Its aromatic fragrance is one of its many charms—although, to some, it may smell (and taste) like soap. (This discrepancy in perception has been traced to genetic differences in the genes that control our sense of taste.1) For those who love cilantro, it may grace everything from salads to soups to salsas.
“And the house of Israel called the name thereof Manna: and it was like coriander seed white, and the taste thereof like to flour with honey.”
As noted above in the passage from Exodus, Coriandrum sativum has long been part of our cultural legacy. Believed to be native to the Middle East and Mediterranean, coriander can be found in regional cuisine worldwide.

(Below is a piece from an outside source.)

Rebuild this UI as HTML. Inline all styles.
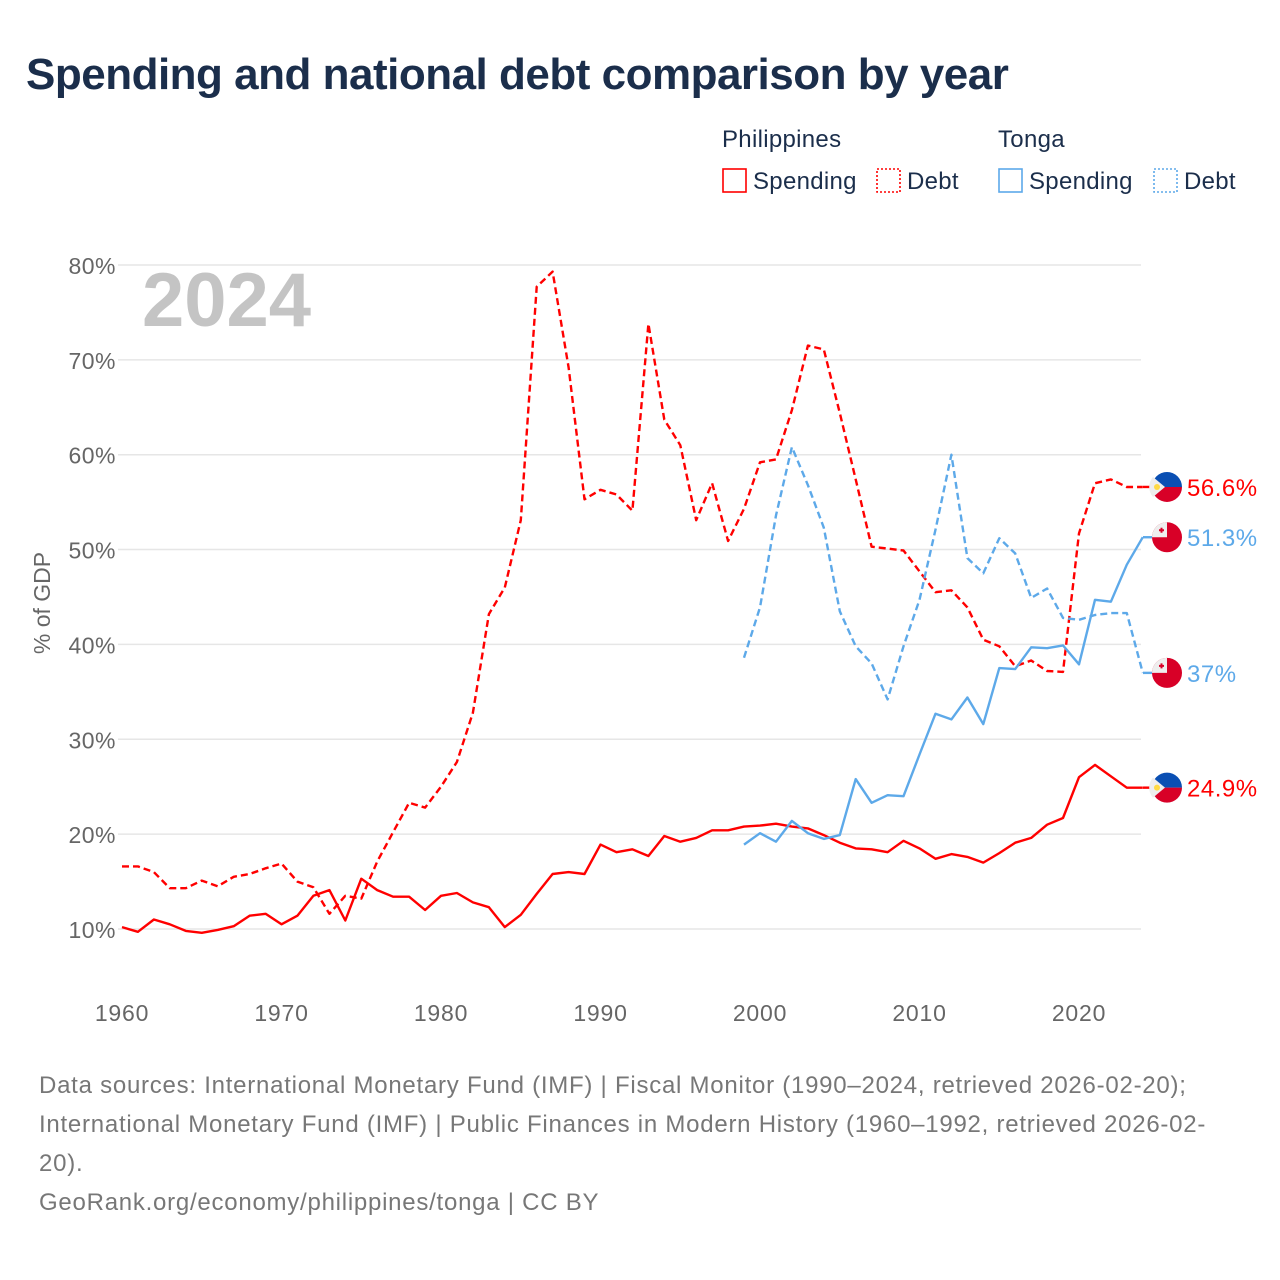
<!DOCTYPE html>
<html><head><meta charset="utf-8">
<style>
body{margin:0;width:1280px;height:1280px;background:#fff;font-family:"Liberation Sans",sans-serif;overflow:hidden}
.t{position:absolute}
</style></head><body>
<div class="t" style="left:26px;top:50px;font-size:44px;font-weight:bold;color:#1b2e4b;letter-spacing:-0.5px">Spending and national debt comparison by year</div>
<svg id="c" width="1280" height="1280" style="position:absolute;left:0;top:0"></svg>
<div class="t" style="left:39px;top:1066px;width:1195px;font-size:24px;line-height:39px;color:#777;letter-spacing:0.75px">Data sources: International Monetary Fund (IMF) | Fiscal Monitor (1990–2024, retrieved 2026-02-20); International Monetary Fund (IMF) | Public Finances in Modern History (1960–1992, retrieved 2026-02-20).<br>GeoRank.org/economy/philippines/tonga | CC BY</div>
<script>
const phSpend=[10.2,9.7,11.0,10.5,9.8,9.6,9.9,10.3,11.4,11.6,10.5,11.4,13.5,14.1,10.9,15.3,14.1,13.4,13.4,12.0,13.5,13.8,12.8,12.3,10.2,11.5,13.7,15.8,16.0,15.8,18.9,18.1,18.4,17.7,19.8,19.2,19.6,20.4,20.4,20.8,20.9,21.1,20.8,20.6,19.9,19.1,18.5,18.4,18.1,19.3,18.5,17.4,17.9,17.6,17.0,18.0,19.1,19.6,21.0,21.7,26.0,27.3,26.1,24.9,24.9];
const phDebt=[16.6,16.6,16.0,14.3,14.3,15.1,14.5,15.5,15.8,16.4,16.9,15.0,14.4,11.6,13.5,13.2,17.1,20.2,23.3,22.8,25.0,27.6,32.8,43.2,46.0,53.1,77.7,79.3,69.2,55.3,56.3,55.8,54.1,73.8,63.7,61.0,53.1,57.0,50.9,54.3,59.2,59.5,64.7,71.5,71.1,64.4,57.4,50.3,50.1,49.9,47.7,45.5,45.7,43.9,40.5,39.8,37.7,38.3,37.2,37.1,51.7,57.0,57.4,56.6,56.6];
const toStartYear=1999;
const toSpend=[18.9,20.1,19.2,21.4,20.1,19.5,19.9,25.8,23.3,24.1,24.0,28.4,32.7,32.1,34.4,31.6,37.5,37.4,39.7,39.6,39.9,37.9,44.7,44.5,48.4,51.3];
const toDebt=[38.6,43.9,53.6,60.8,56.8,52.3,43.5,39.8,38.0,34.2,39.8,44.7,52.1,60.0,49.1,47.5,51.2,49.6,44.9,45.9,42.8,42.6,43.1,43.3,43.3,37.0];
const yTicks=[10,20,30,40,50,60,70,80];
const xTicks=[1960,1970,1980,1990,2000,2010,2020];
const endLabels=["56.6%","51.3%","37%","24.9%"];

const X=y=>122+(y-1960)*957/60;
const Y=v=>929-(v-10)*9.486;
const svg=document.getElementById('c');
const NS='http://www.w3.org/2000/svg';
function mk(t,a,txt){const e=document.createElementNS(NS,t);for(const k in a)e.setAttribute(k,a[k]);if(txt!=null)e.textContent=txt;svg.appendChild(e);return e;}

yTicks.forEach(v=>{
  const l=mk('line',{x1:118,x2:1141,y1:Y(v),y2:Y(v),stroke:'#e6e6e6','stroke-width':1.5});
  
  
  const t=mk('text',{x:116,y:Y(v)+9,'text-anchor':'end','font-size':23,fill:'#666','font-family':'Liberation Sans','letter-spacing':0.5},v+'%');
  
  
});
xTicks.forEach(v=>{
  const t=mk('text',{x:X(v),y:1021,'text-anchor':'middle','font-size':23,fill:'#666','font-family':'Liberation Sans','letter-spacing':0.8},v);
  
  
});
const yt=mk('text',{x:0,y:0,transform:'translate(50,603) rotate(-90)','text-anchor':'middle','font-size':23,fill:'#666','font-family':'Liberation Sans'},'% of GDP');


const yr=mk('text',{x:142,y:326,'font-size':76,'font-weight':'bold',fill:'#c4c4c4','font-family':'Liberation Sans'},'2024');



function line(arr,start,color,dash,name){
  const d=arr.map((v,i)=>(i?'L':'M')+X(start+i).toFixed(1)+','+Y(v).toFixed(1)).join(' ');
  const p=mk('path',{d:d,fill:'none',stroke:color,'stroke-width':2.4,'stroke-dasharray':dash||'','stroke-linejoin':'round'});
  
  
  return p;
}
line(phDebt,1960,'#ff0000','7,4','philippines-debt-line');
line(phSpend,1960,'#ff0000','','philippines-spending-line');
line(toDebt,toStartYear,'#5da9e9','7,4','tonga-debt-line');
line(toSpend,toStartYear,'#5da9e9','','tonga-spending-line');

function flag(cy,ph,name){
  const g=document.createElementNS(NS,'g');svg.appendChild(g);
  
  
  const cx=1167,r=15;
  const add=(t,a)=>{const e=document.createElementNS(NS,t);for(const k in a)e.setAttribute(k,a[k]);g.appendChild(e);};
  if(ph){
    add('path',{d:`M${cx-r},${cy} A${r},${r} 0 0 1 ${cx+r},${cy} Z`,fill:'#0a4fb3'});
    add('path',{d:`M${cx-r},${cy} A${r},${r} 0 0 0 ${cx+r},${cy} Z`,fill:'#d80027'});
    add('path',{d:`M${cx-r+1},${cy-10} L${cx-2},${cy} L${cx-r+1},${cy+10} A${r},${r} 0 0 1 ${cx-r+1},${cy-10} Z`,fill:'#eee'});
    add('circle',{cx:cx-10,cy:cy,r:3,fill:'#ffda44'});
  }else{
    add('circle',{cx:cx,cy:cy,r:r,fill:'#d80027'});
    add('path',{d:`M${cx-r},${cy} A${r},${r} 0 0 1 ${cx},${cy-r} L${cx},${cy} Z`,fill:'#eee'});
    add('rect',{x:cx-8,y:cy-8,width:5,height:2,fill:'#d80027'});
    add('rect',{x:cx-6.5,y:cy-9.5,width:2,height:5,fill:'#d80027'});
  }
}
const ends=[[phDebt[phDebt.length-1],true,'#ff0000'],[toSpend[toSpend.length-1],false,'#5da9e9'],[toDebt[toDebt.length-1],false,'#5da9e9'],[phSpend[phSpend.length-1],true,'#ff0000']];
ends.forEach((e,i)=>{
  const cy=Y(e[0]);
  const dl=mk('line',{x1:1143,x2:1152,y1:cy,y2:cy,stroke:e[2],'stroke-width':2.4});
  
  
  flag(cy,e[1],'end-flag');
  const t=mk('text',{x:1187,y:cy+9,'font-size':24,fill:e[2],'font-family':'Liberation Sans','letter-spacing':0.5},endLabels[i]);
  
  
});

const legTitles=[['Philippines',722],['Tonga',998]];
legTitles.forEach(l=>{
  const t=mk('text',{x:l[1],y:147,'font-size':24,fill:'#1b2e4b','font-family':'Liberation Sans','letter-spacing':0.3},l[0]);
  
  
});
const leg=[[722,'#ff0000','','Spending'],[876,'#ff0000','2,2','Debt'],[998,'#5da9e9','','Spending'],[1153,'#5da9e9','2,2','Debt']];
leg.forEach(l=>{
  const r=mk('rect',{x:l[0]+1,y:169,width:23,height:23,fill:'none',stroke:l[1],'stroke-width':1.6,'stroke-dasharray':l[2]});
  
  
  const t=mk('text',{x:l[0]+31,y:189,'font-size':24,fill:'#1b2e4b','font-family':'Liberation Sans','letter-spacing':0.3},l[3]);
  
  
});
</script>
</body></html>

It belongs to the Umbelliferae (Apiaceae) family of plants, with a slender stem and a beautiful white or pale pink blossom, and all parts of the plant are edible (with the leaves often referred to as cilantro and the seeds as coriander). The plant itself is beautifully delicate with the bright, earthy flavor of spring. (If, of course, it doesn’t taste like soap to you.) It is also known as Chinese parsley and in Sanskrit as “dhanyaka,” or “rich.”2
While grown around the world, coriander does not do well in the heat. It is an annual with a fairly short growing season, as it prefers the cooler temperatures of spring and fall. Once established in light, well-drained soil, with full to part sun, the plant will self-seed and sprout again the following spring.3
Coriander Uses & Benefits
Historically and traditionally, coriander has been used to ease gastrointestinal discomfort. Ayurveda embraces this tradition and coriander is often used as an antidote to high pitta. It also famously makes up one-third of the formula CCF Tea, three seeds used specifically to support appetite and the digestive and detoxification processes.
Energetically, in Ayurvedic terms, coriander is considered both a warming and cooling herb, depending on the part of the plant used. The leaves are said to be cooling and can be made into juice or a poultice used to ease mild skin irritation, while the seeds are said to be warming, which may help to gently stimulate appetite, assimilate nutrients, and aid in the elimination of natural toxins.2
While mainly known for its strong affinity and benefit to the digestive system, coriander may also benefit the urinary system and the lungs by helping to clear heat and mucous, respectively.
Coriander for Dinner!
As previously mentioned, all parts of the plant are edible. The leaves are most often used fresh, while the seeds can be used whole or ground into a powder and used as a spice.
The following recipes feature both the cilantro leaves and coriander seeds:
Coriander also blends well with other herbs, and you can use it to create your own unique herb blends. For more ideas on seasonal spice blends, check out DIY Spice Blending.
The following blends are good combinations for supporting specific organ systems:
- Fennel, cumin, cardamom to ease digestive discomfort
- Gokshura, manjistha, and punarnava for urinary support
- Licorice and pippali for respiratory support2
An herb that has been around as long as coriander is sure to know a few things. However you decide to use this versatile plant, we hope it brings you good health and pleasure—and that you might be one of the lucky ones for whom coriander does not taste like soap!